What needs to be done:
Every line from the top of the records through the line containing "rectangle (893, 553);" should be retyped exactly; the pictures should not.

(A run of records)
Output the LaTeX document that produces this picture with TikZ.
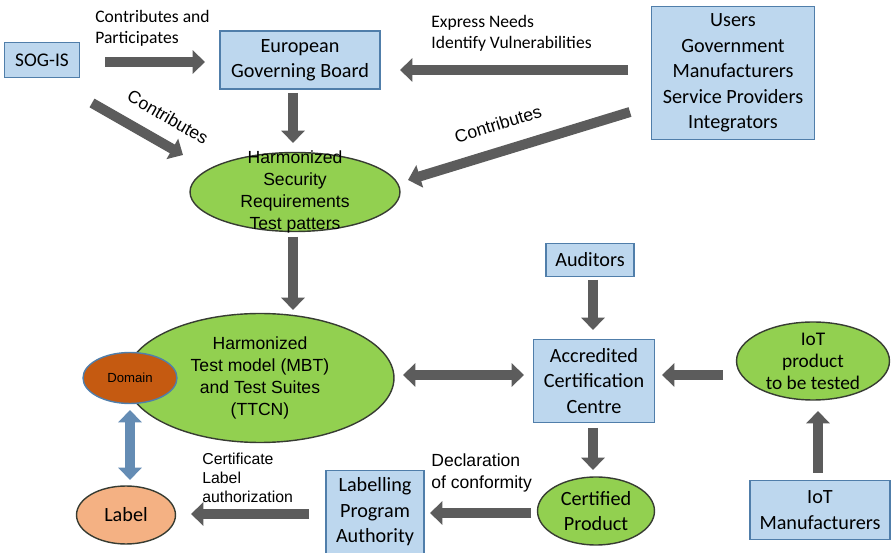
\documentclass[tikz,border=0pt]{standalone}
\usepackage{fontspec}
\setmainfont{Carlito}
\newfontfamily\arialfont{Liberation Sans}
\usetikzlibrary{shapes.geometric, arrows.meta, calc}
\definecolor{boxfill}{RGB}{189, 215, 238}
\definecolor{boxline}{RGB}{80, 126, 170}
\definecolor{greenfill}{RGB}{146, 208, 80}
\definecolor{ellline}{RGB}{55, 60, 50}
\definecolor{domainfill}{RGB}{197, 90, 17}
\definecolor{labelfill}{RGB}{244, 177, 131}
\definecolor{arrowgray}{RGB}{92, 92, 92}
\definecolor{arrowblue}{RGB}{100, 140, 180}

\begin{document}
\begin{tikzpicture}[
   x=0.02cm, y=-0.02cm,
   bluebox/.style={rectangle, draw=boxline, fill=boxfill, line width=0.8, align=center,
                   inner sep=0, font=\fontsize{11.5}{14.5}\selectfont},
   greenell/.style={ellipse, draw=ellline, fill=greenfill, line width=0.8, inner sep=0},
   elltext/.style={align=center, inner sep=0, font=\arialfont\fontsize{10}{12.5}\selectfont},
   calltext/.style={align=center, inner sep=0, font=\fontsize{11.5}{14.5}\selectfont},
   edgetext/.style={align=left, inner sep=0, font=\fontsize{10}{12}\selectfont},
   arialedge/.style={align=left, inner sep=0, font=\arialfont\fontsize{10}{12.5}\selectfont},
   blk/.style={->, >={Triangle[width=13pt, length=7pt]}, line width=5.7, color=arrowgray},
   blueblk/.style={<->, >={Triangle[width=13pt, length=7pt]}, line width=5.7, color=arrowblue}
  ]

  \useasboundingbox (0, 0) rectangle (893, 553);

  % Boxes
  \node (sogis) at (42, 60) [bluebox, minimum width=1.5cm, minimum height=0.7cm,
                             font=\fontsize{11}{13}\selectfont] {SOG-IS};
  \node (egb) at (300, 60) [bluebox, minimum width=3.2cm, minimum height=1.16cm]
        {European\\Governing Board};
  \node (users) at (733, 73) [bluebox, minimum width=3.26cm, minimum height=2.66cm]
        {Users\\Government\\Manufacturers\\Service Providers\\Integrators};
  \node (auditors) at (590, 260) [bluebox, minimum width=1.76cm, minimum height=0.66cm] {Auditors};
  \node (acc) at (594, 381) [bluebox, minimum width=2.42cm, minimum height=1.66cm]
        {Accredited\\Certification\\Centre};
  \node (lpa) at (375, 512) [bluebox, minimum width=1.96cm, minimum height=1.66cm]
        {Labelling\\Program\\Authority};
  \node (iotm) at (820, 510) [bluebox, minimum width=2.8cm, minimum height=1.18cm]
        {IoT\\Manufacturers};

  % Ellipses
  \node (hsr) at (295, 192) [greenell, minimum width=4.2cm, minimum height=1.58cm] {};
  \node (hsrtext) at (hsr) [elltext] {Harmonized\\Security\\Requirements\\Test patters};
  \node (htm) at (260, 378) [greenell, minimum width=5.36cm, minimum height=2.58cm] {};
  \node (htmtext) at (260, 378) [elltext] {Harmonized\\Test model (MBT)\\and Test Suites\\(TTCN)};
  \node (domain) at (130, 378) [ellipse, draw=boxline, fill=domainfill, line width=0.8,
                               inner sep=0, minimum width=1.88cm, minimum height=1.02cm,
                               font=\arialfont\fontsize{7.5}{9}\selectfont] {Domain};
  \node (label) at (126, 515) [ellipse, draw=ellline, fill=labelfill, line width=0.8,
                              inner sep=0, minimum width=1.98cm, minimum height=1.16cm,
                              font=\fontsize{11.5}{14}\selectfont] {Label};
  \node (iotp) at (813, 361) [greenell, minimum width=3.06cm, minimum height=1.56cm] {};
  \node (iotptext) at (iotp) [calltext, font=\fontsize{11}{12.5}\selectfont]
        {IoT\\product\\to be tested};
  \node (cert) at (596, 511) [greenell, minimum width=2.34cm, minimum height=1.36cm] {};
  \node (certtext) at (cert) [calltext] {Certified\\Product};

  % Connector labels
  \node (lblcp) at (95, 28) [edgetext, anchor=west] {Contributes and\\Participates};
  \node (lblexp) at (431, 33) [edgetext, anchor=west] {Express Needs\\Identify Vulnerabilities};
  \node (lblcon1) at (168, 117) [arialedge, rotate=-30] {Contributes};
  \node (lblcon2) at (498, 124) [arialedge, rotate=17] {Contributes};
  \node (lblcert) at (202, 478) [arialedge, anchor=west, font=\arialfont\fontsize{9}{10.8}\selectfont]
        {Certificate\\Label\\authorization};
  \node (lbldecl) at (431, 473) [arialedge, anchor=west] {Declaration\\of conformity};

  % Block arrows
  \foreach \A/\ax/\ay/\B/\bx/\by in {sogis/63/2/egb/-95/2, users/-105/-3/egb/100/10,
      egb/-7/33/hsr/-2/-49, sogis/50/43/hsr/-112/-37, users/-103/39/hsr/113/-12,
      hsr/-2/45/htm/33/-68, auditors/3/20/acc/-1/-51, iotp/-90/14/acc/68/-6,
      acc/-1/47/cert/-3/-41, iotm/-2/-37/iotp/5/50, cert/-65/2/lpa/55/1,
      lpa/-66/2/label/65/-1} {
    \draw[blk] ($(\A)+(\ax,\ay)$) -- ($(\B)+(\bx,\by)$);
  }
  \draw[blk, <->] ($(htm)+(143,-3)$) -- ($(acc)+(-70,-6)$);
  \draw[blueblk] ($(domain)+(0,32)$) -- ($(label)+(4,-35)$);

\end{tikzpicture}
\end{document}
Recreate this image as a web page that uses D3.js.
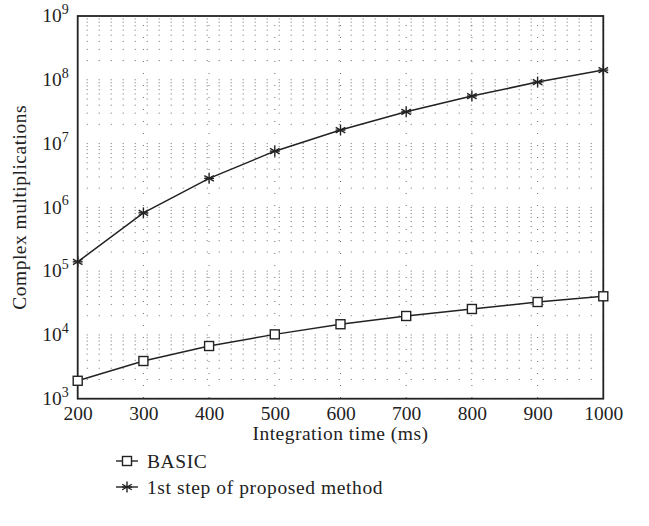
<!DOCTYPE html>
<html><head><meta charset="utf-8">
<script src="https://cdn.jsdelivr.net/npm/d3@7"></script>
<style>body{margin:0;background:#fff}svg{display:block}text{font-family:"Liberation Serif","Times New Roman",serif;fill:#222}</style>
</head><body><svg id="c" width="649" height="526"></svg>
<script>
const times = [200, 300, 400, 500, 600, 700, 800, 900, 1000];
const basic = [1910, 3900, 6700, 10200, 14700, 19800, 25500, 32800, 40300];
const proposed = [140000, 820000, 2850000, 7600000, 16300000, 31500000, 55600000, 92000000, 142000000];
const xTicks = [200, 300, 400, 500, 600, 700, 800, 900, 1000];
const yExps = [3, 4, 5, 6, 7, 8, 9];
const seriesNames = ["BASIC", "1st step of proposed method"];
const xTitle = "Integration time (ms)";
const yTitle = "Complex multiplications";

const svg = d3.select("#c");
const L = 77.7, R = 603.3, T = 16, B = 398.7;
const x = d3.scaleLinear().domain([200, 1000]).range([L, R]);
const y = d3.scaleLog().domain([1e3, 1e9]).range([B, T]);

// grid
const g = svg.append("g");
const minor = [];
for (let k = 3; k < 9; k++) for (let m = 1; m <= 9; m++) minor.push(m * Math.pow(10, k));
g.selectAll("line.h").data(minor).join("line")
  .attr("x1", L).attr("x2", R).attr("y1", d => y(d)).attr("y2", d => y(d))
  .attr("stroke", "#6a6a6a").attr("stroke-width", 1).attr("stroke-dasharray", "1,11").attr("stroke-dashoffset", 3);
g.selectAll("line.v").data(xTicks.slice(1, -1)).join("line")
  .attr("x1", d => x(d)).attr("x2", d => x(d)).attr("y1", T).attr("y2", B)
  .attr("stroke", "#6a6a6a").attr("stroke-width", 1).attr("stroke-dasharray", "1,11").attr("stroke-dashoffset", 3);

// frame
svg.append("rect").attr("x", L).attr("y", T).attr("width", R - L).attr("height", B - T)
  .attr("fill", "none").attr("stroke", "#222").attr("stroke-width", 1.8);

const FS = 19.5;
// axes
const xAxis = d3.axisBottom(x).tickValues(xTicks).tickSize(0).tickPadding(7).tickFormat(d3.format("d"));
const xg = svg.append("g").attr("transform", `translate(0,${B})`).call(xAxis);
xg.select(".domain").remove();
xg.selectAll("text").attr("font-size", FS).attr("font-family", "Liberation Serif").attr("fill", "#222").attr("dy", "0.71em");

const yg = svg.append("g").attr("transform", `translate(${L},0)`)
  .call(d3.axisLeft(y).tickValues(yExps.map(e => Math.pow(10, e))).tickSize(0).tickFormat(""));
yg.select(".domain").remove();
yg.selectAll(".tick").each(function(d) {
  const e = Math.round(Math.log10(d));
  const t = d3.select(this).append("text").attr("x", -9).attr("y", 0).attr("dy", "0.3em")
    .attr("text-anchor", "end").attr("font-size", FS).attr("fill", "#222");
  t.append("tspan").text("10");
  t.append("tspan").attr("font-size", 14).attr("dy", "-0.6em").text(e);
});

svg.append("text").attr("x", (L + R) / 2).attr("y", 440).attr("text-anchor", "middle")
  .attr("font-size", FS).attr("letter-spacing", 0.5).text(xTitle);
svg.append("text").attr("transform", `translate(26,${(T + B) / 2}) rotate(-90)`)
  .attr("text-anchor", "middle").attr("font-size", FS).attr("letter-spacing", 0.5).text(yTitle);

// lines
const line = d3.line().x((d, i) => x(times[i])).y(d => y(d));
svg.append("path").datum(basic).attr("d", line).attr("fill", "none").attr("stroke", "#222").attr("stroke-width", 1.5);
svg.append("path").datum(proposed).attr("d", line).attr("fill", "none").attr("stroke", "#222").attr("stroke-width", 1.5);

function square(sel, cx, cy) {
  sel.append("rect").attr("x", cx - 4.5).attr("y", cy - 4.5).attr("width", 9).attr("height", 9)
    .attr("fill", "#fff").attr("stroke", "#222").attr("stroke-width", 1.4);
}
function star(sel, cx, cy) {
  const r = 5.5;
  const gg = sel.append("g").attr("transform", `translate(${cx},${cy})`);
  [0, 60, 120].forEach(a => {
    const rad = (a + 90) * Math.PI / 180;
    gg.append("line").attr("x1", -r * Math.cos(rad)).attr("y1", -r * Math.sin(rad))
      .attr("x2", r * Math.cos(rad)).attr("y2", r * Math.sin(rad))
      .attr("stroke", "#222").attr("stroke-width", 1.4);
  });
  gg.append("line").attr("x1", -r * 0.9).attr("x2", r * 0.9).attr("y1", 0).attr("y2", 0).attr("stroke", "#222").attr("stroke-width", 1.4);
}
basic.forEach((v, i) => square(svg, x(times[i]), y(v)));
proposed.forEach((v, i) => star(svg, x(times[i]), y(v)));

// legend
const legY = [461, 487];
legY.forEach((ly, i) => {
  svg.append("line").attr("x1", 116).attr("x2", 138).attr("y1", ly).attr("y2", ly).attr("stroke", "#222").attr("stroke-width", 1.4);
  if (i === 0) square(svg, 127, ly); else star(svg, 127, ly);
  svg.append("text").attr("x", 147).attr("y", ly).attr("dy", "0.35em").attr("font-size", FS).attr("letter-spacing", 0.6).text(seriesNames[i]);
});
</script></body></html>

Final result:
Output the LaTeX document that produces this picture with TikZ.
\documentclass[tikz,border=0pt]{standalone}
\usepackage{fontspec}
\setmainfont{Carlito}
\newfontfamily\arialfont{Liberation Sans}
\usetikzlibrary{shapes.geometric, arrows.meta, calc}
\definecolor{boxfill}{RGB}{189, 215, 238}
\definecolor{boxline}{RGB}{80, 126, 170}
\definecolor{greenfill}{RGB}{146, 208, 80}
\definecolor{ellline}{RGB}{55, 60, 50}
\definecolor{domainfill}{RGB}{197, 90, 17}
\definecolor{labelfill}{RGB}{244, 177, 131}
\definecolor{arrowgray}{RGB}{92, 92, 92}
\definecolor{arrowblue}{RGB}{100, 140, 180}

\begin{document}
\begin{tikzpicture}[
   x=0.02cm, y=-0.02cm,
   bluebox/.style={rectangle, draw=boxline, fill=boxfill, line width=0.8, align=center,
                   inner sep=0, font=\fontsize{11.5}{14.5}\selectfont},
   greenell/.style={ellipse, draw=ellline, fill=greenfill, line width=0.8, inner sep=0},
   elltext/.style={align=center, inner sep=0, font=\arialfont\fontsize{10}{12.5}\selectfont},
   calltext/.style={align=center, inner sep=0, font=\fontsize{11.5}{14.5}\selectfont},
   edgetext/.style={align=left, inner sep=0, font=\fontsize{10}{12}\selectfont},
   arialedge/.style={align=left, inner sep=0, font=\arialfont\fontsize{10}{12.5}\selectfont},
   blk/.style={->, >={Triangle[width=13pt, length=7pt]}, line width=5.7, color=arrowgray},
   blueblk/.style={<->, >={Triangle[width=13pt, length=7pt]}, line width=5.7, color=arrowblue}
  ]

  \useasboundingbox (0, 0) rectangle (893, 553);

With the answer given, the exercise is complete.